**Required task:** Restate exactly the lines of the entries below, beginning with the first and ending with the line that holds "hh = np.array(y_grid_height, dtype=float)". Pictures are not copied.

**Dataset rows:**
____
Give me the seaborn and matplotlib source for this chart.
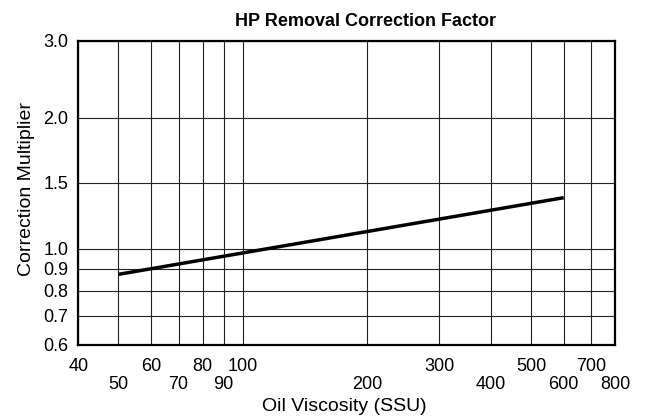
import numpy as np
import pandas as pd
import matplotlib
matplotlib.use("Agg")
import matplotlib.pyplot as plt
import seaborn as sns

# ---- data ----
viscosity = [50, 600]
multiplier = [0.873, 1.37]
x_major = [40, 60, 80, 100, 300, 500, 700]
x_minor = [50, 70, 90, 200, 400, 600, 800]
y_ticks = [0.6, 0.7, 0.8, 0.9, 1.0, 1.5, 2.0, 3.0]
y_tick_labels = ["0.6", "0.7", "0.8", "0.9", "1.0", "1.5", "2.0", "3.0"]

title = "HP Removal Correction Factor"
xlabel = "Oil Viscosity (SSU)"
ylabel = "Correction Multiplier"

# the printed chart's y axis: log-like spacing with hand-placed gridlines
y_grid_height = [0, 29, 54, 76, 96, 161.7, 227, 303.7]

sns.set_theme(style="white")
plt.rcParams["font.family"] = ["Liberation Sans", "DejaVu Sans"]

lt = np.log10(y_ticks)
hh = np.array(y_grid_height, dtype=float)


def _interp_ext(v, xp, fp):
    v = np.asarray(v, dtype=float)
    out = np.interp(v, xp, fp)
    s0 = (fp[1] - fp[0]) / (xp[1] - xp[0])
    s1 = (fp[-1] - fp[-2]) / (xp[-1] - xp[-2])
    out = np.where(v < xp[0], fp[0] + (v - xp[0]) * s0, out)
    out = np.where(v > xp[-1], fp[-1] + (v - xp[-1]) * s1, out)
    return out


def fwd(y):
    y = np.clip(np.asarray(y, dtype=float), 1e-6, None)
    return _interp_ext(np.log10(y), lt, hh)


def inv(h):
    return 10 ** _interp_ext(h, hh, lt)


df = pd.DataFrame({"Viscosity": viscosity, "Multiplier": multiplier})

fig = plt.figure(figsize=(6.52, 4.2), dpi=100)
ax = fig.add_axes([0.120, 0.1793, 0.8237, 0.7231])

sns.lineplot(data=df, x="Viscosity", y="Multiplier", ax=ax, color="black",
             linewidth=2.5, solid_capstyle="butt")

ax.set_xscale("log")
ax.set_yscale("function", functions=(fwd, inv))
ax.set_xlim(40, 800)
ax.set_ylim(0.6, 3.0)

ax.set_xticks(x_major)
ax.set_xticks(x_minor, minor=True)
ax.xaxis.set_major_formatter(matplotlib.ticker.FixedFormatter([str(v) for v in x_major]))
ax.xaxis.set_minor_formatter(matplotlib.ticker.FixedFormatter([str(v) for v in x_minor]))
ax.set_yticks(y_ticks)
ax.set_yticklabels(y_tick_labels)
ax.yaxis.set_minor_locator(matplotlib.ticker.NullLocator())

ax.tick_params(axis="x", which="major", length=0, pad=9.3, labelsize=13, colors="black")
ax.tick_params(axis="x", which="minor", length=0, pad=22.5, labelsize=13, colors="black")
ax.tick_params(axis="y", which="major", length=0, pad=7, labelsize=13, colors="black")

ax.grid(True, which="both", axis="x", color="#222222", linewidth=0.8)
ax.grid(True, which="major", axis="y", color="#222222", linewidth=0.8)
ax.set_axisbelow(True)

for sp in ax.spines.values():
    sp.set_visible(True)
    sp.set_color("black")
    sp.set_linewidth(1.6)

ax.set_xlabel(xlabel, fontsize=14, color="black")
ax.set_ylabel(ylabel, fontsize=14, color="black")
ax.xaxis.label.set_va("baseline")
ax.xaxis.set_label_coords(0.4963, -0.2183)
ax.yaxis.set_label_coords(-0.0814, 0.513)
ax.text(0.535, 1.0504, title, transform=ax.transAxes, ha="center", va="baseline",
        fontsize=13, fontweight="bold", color="black")

fig.savefig("out.png", dpi=100)
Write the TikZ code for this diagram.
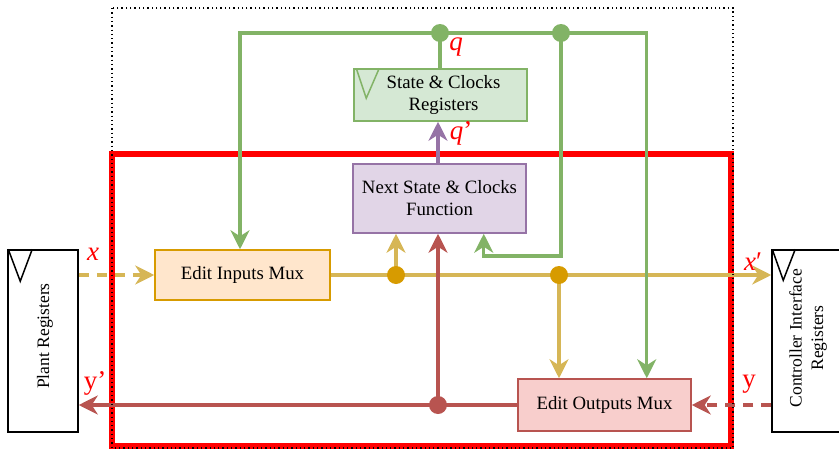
\documentclass[tikz,border=0pt]{standalone}
\usepackage{fontspec}
\setmainfont{Liberation Serif}
\usetikzlibrary{arrows.meta}
\definecolor{ylw}{HTML}{D6B656}
\definecolor{ylwdot}{HTML}{D79B00}
\definecolor{grn}{HTML}{82B366}
\definecolor{rdd}{HTML}{B85450}
\definecolor{prp}{HTML}{9673A6}
\definecolor{fOrange}{HTML}{FFE6CC}
\definecolor{fPurple}{HTML}{E1D5E7}
\definecolor{fGreen}{HTML}{D5E8D4}
\definecolor{fRed}{HTML}{F8CECC}
\tikzset{
  blk/.style={draw, line width=1.5pt, align=center, inner sep=0pt,
    font=\fontsize{18.8}{22}\selectfont, text=black},
  reg/.style={draw=black, line width=1.5pt, fill=white, minimum width=70pt, minimum height=182pt, inner sep=0pt},
  conn/.style={line width=3.3pt},
  tip/.style={-{Stealth[length=19pt,width=19pt,inset=6pt]}},
  dot/.style={circle, inner sep=0pt, minimum size=18pt},
  lbl/.style={text=red, font=\fontsize{27}{29}\selectfont, inner sep=0pt},
}
\begin{document}
\begin{tikzpicture}[x=1pt,y=-1pt]
\useasboundingbox (0,0) rectangle (839,450);
% red frame
\draw[red, line width=6pt] (112,154) rectangle (731,446);

% nodes
\node[blk, draw=ylwdot, fill=fOrange, minimum width=175pt, minimum height=50pt] (ein) at (242.5,275) {Edit Inputs Mux};
\node[blk, draw=prp, fill=fPurple, minimum width=173pt, minimum height=69pt] (ns) at (439.5,198.5) {Next State \& Clocks\\Function};
\node[blk, draw=grn, fill=fGreen, minimum width=173pt, minimum height=52pt] (sc) at (440.5,95) {\hspace*{6pt}State \& Clocks\\\hspace*{6pt}Registers};
\draw[grn, line width=1.5pt] ([xshift=3pt]sc.north west) -- ([xshift=13pt,yshift=-30pt]sc.north west) -- ([xshift=26pt]sc.north west);
\node[blk, draw=rdd, fill=fRed, minimum width=173pt, minimum height=52pt] (eout) at (604.5,405) {Edit Outputs Mux};

\node[reg] (plant) at (43,341) {};
\node[rotate=90, font=\fontsize{17.5}{20}\selectfont] (plantt) at (45,336) {Plant Registers};
\draw[line width=1.5pt] (plant.north west) ++(1,0) -- ++(12,32) -- ++(12,-32);
\node[reg] (ctrl) at (807,341) {};
\node[rotate=90, align=center, font=\fontsize{17.5}{21.5}\selectfont] (ctrlt) at (808,338) {Controller Interface\\Registers};
\draw[line width=1.5pt] (ctrl.north west) ++(1,0) -- ++(11,31) -- ++(12,-31);

% coordinates
\coordinate (d1) at (396,275);
\coordinate (d2) at (559,275);
\coordinate (d3) at (438,405);
\coordinate (g1) at (440,33);
\coordinate (g2) at (561,33);

% yellow
\draw[conn, ylw, tip, dashed, dash pattern=on 10pt off 8pt] (plant.east |- ein.west) -- (ein.west);
\draw[conn, ylw, tip] (ein.east) -- (ctrl.west |- ein.east);
\draw[conn, ylw, tip] (d1) -- (d1 |- ns.south);
\draw[conn, ylw, tip] (d2) -- (d2 |- eout.north);
\node[dot, fill=ylwdot] (dd1) at (d1) {};
\node[dot, fill=ylwdot] (dd2) at (d2) {};

% red
\draw[conn, rdd, tip, dash pattern=on 10pt off 8pt] (ctrl.west |- eout.east) -- (eout.east);
\draw[conn, rdd, tip] (eout.west) -- (plant.east |- eout.west);
\draw[conn, rdd, tip] (d3) -- (d3 |- ns.south);
\node[dot, fill=rdd] (dd3) at (d3) {};

% purple
\draw[conn, prp, tip] (ns.north -| 438,0) -- (sc.south -| 438,0);

% green
\draw[conn, grn] (sc.north -| g1) -- (g1);
\draw[conn, grn, tip] (g1) -| ([xshift=-2.5pt]ein.north);
\draw[conn, grn, tip] (g1) -| ([xshift=-45pt]eout.north east);
\draw[conn, grn, tip] (g2) -- (g2 |- 0,256) -| ([xshift=-43pt]ns.south east);
\node[dot, fill=grn] (gg1) at (g1) {};
\node[dot, fill=grn] (gg2) at (g2) {};

% dotted frame
\draw[line width=1.3pt, dash pattern=on 1.3pt off 3pt] (112,8) rectangle (733,448);

% labels
\node[lbl] (lx) at (93,254) {\textit{x}};
\node[lbl] (lxp) at (753,262) {\textit{x}′};
\node[lbl] (ly) at (749,384) {y};
\node[lbl] (lyp) at (95,383) {y'};
\node[lbl] (lq) at (456,47) {\textit{q}};
\node[lbl] (lqp) at (461,133) {\textit{q}'};
\end{tikzpicture}
\end{document}
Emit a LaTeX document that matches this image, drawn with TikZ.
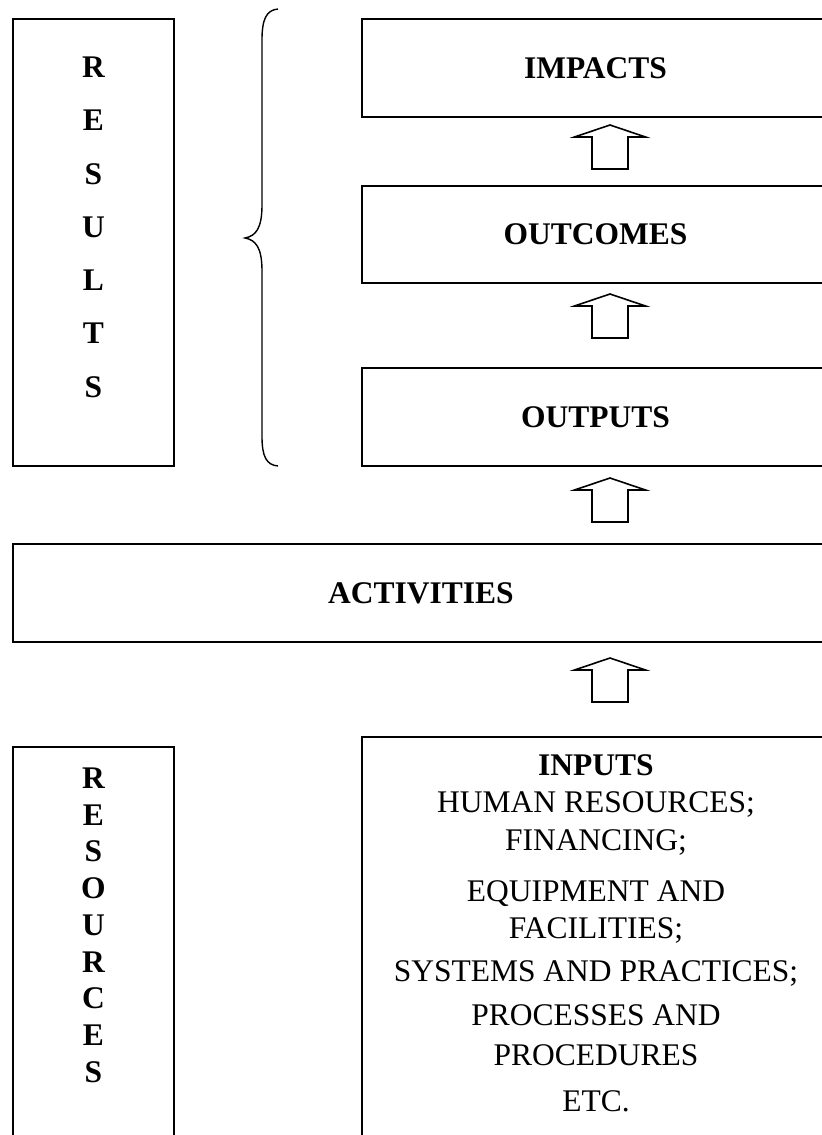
____
**Output:**
Give me the seaborn and matplotlib source for this chart.
import numpy as np
import pandas as pd
import matplotlib
matplotlib.use("Agg")
import matplotlib.pyplot as plt
import seaborn as sns

# ---- data ----
viscosity = [50, 600]
multiplier = [0.873, 1.37]
x_major = [40, 60, 80, 100, 300, 500, 700]
x_minor = [50, 70, 90, 200, 400, 600, 800]
y_ticks = [0.6, 0.7, 0.8, 0.9, 1.0, 1.5, 2.0, 3.0]
y_tick_labels = ["0.6", "0.7", "0.8", "0.9", "1.0", "1.5", "2.0", "3.0"]

title = "HP Removal Correction Factor"
xlabel = "Oil Viscosity (SSU)"
ylabel = "Correction Multiplier"

# the printed chart's y axis: log-like spacing with hand-placed gridlines
y_grid_height = [0, 29, 54, 76, 96, 161.7, 227, 303.7]

sns.set_theme(style="white")
plt.rcParams["font.family"] = ["Liberation Sans", "DejaVu Sans"]

lt = np.log10(y_ticks)
hh = np.array(y_grid_height, dtype=float)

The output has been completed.